Dawn Avery, associate professor of music at Montgomery College is also a world-renown cellist, composer and vocalist. She was both cellist and vocalist on the 1998 Grammy nominated recording Breath of Heaven with Grover Washington. Her own music is frequently based on indigenous themes and is performed around the world. Ms. Avery is composer in residence with the NYC based theatre ensemble, The Shakespeare Project, as well as Englewinds located in New Jersey. Alex Ross of The New York Times wrote, "Ms. Avery’s work evokes the confusion and pathos of city life, incorporating thorny jazz textures, folk songs, fierce rock rhythms, and performance-art set pieces. The composer dominated her instrumental ensemble, drawing weird sounds from her cello and singing forcefully."

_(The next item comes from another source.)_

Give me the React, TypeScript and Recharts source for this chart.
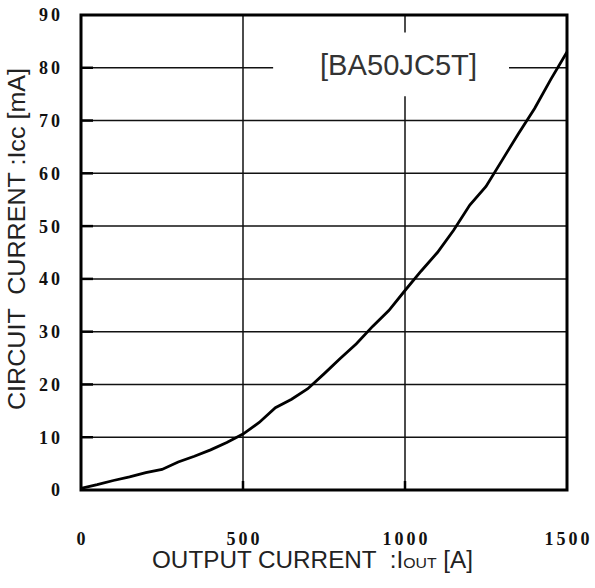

Dawn Avery has worked with such greats as Phillip Glass, Luciano Pavarotti, John Cage, John Cale, Sting, David Darling, Baba Olatunji, Sussan Deyhim, Glen Velez, Charles Wuorinen, and Tanya Leon, among others. Having come from a classical background, she performed with the NJ Symphony Orchestra, NYC Opera Orchestra, New American Chamber Orchestra and the New Amsterdam Symphony. Dawn Avery currently tours with her own group as she promotes her most recent CD TRUE (available at cdbaby.com) which includes original and arranged music from Zimbabwe, Brazil, Native America, Mexico, Greece and Australia. She also performs Persian "Jazz" regularly with Sussan Deyhim. Dawn Avery is part of the NY based cello quartet, ModernWorks. Dawn Avery has performed in great international events such as the Montreux Jazz, Helsinki Jazz, Prague, Saalfelden, Copenhagen, and Banlieu Bleu Festivals. She has performed in the great venues of NYC, including Lincoln Center, Carnegie Hall, Merkin Hall, Knitting Factory, The Kitchen and the Bottom Line. As an educator, she has taught at NYU, Columbia Grammar & Preparatory Schools, Harlem School of the Arts. Barnard College and Hunter College Campus Schools. She holds a MFA from NYU and a BM from Manhattan School of Music. Dawn Avery holds grants and awards from Meet The Composer, ADF Composer Award at Duke University, Mu Phi Epsilon Excellence and Scholarship, NYU Excellence in New Music and several fellowship awards. She can be heard on countless CDs, films and radio programs.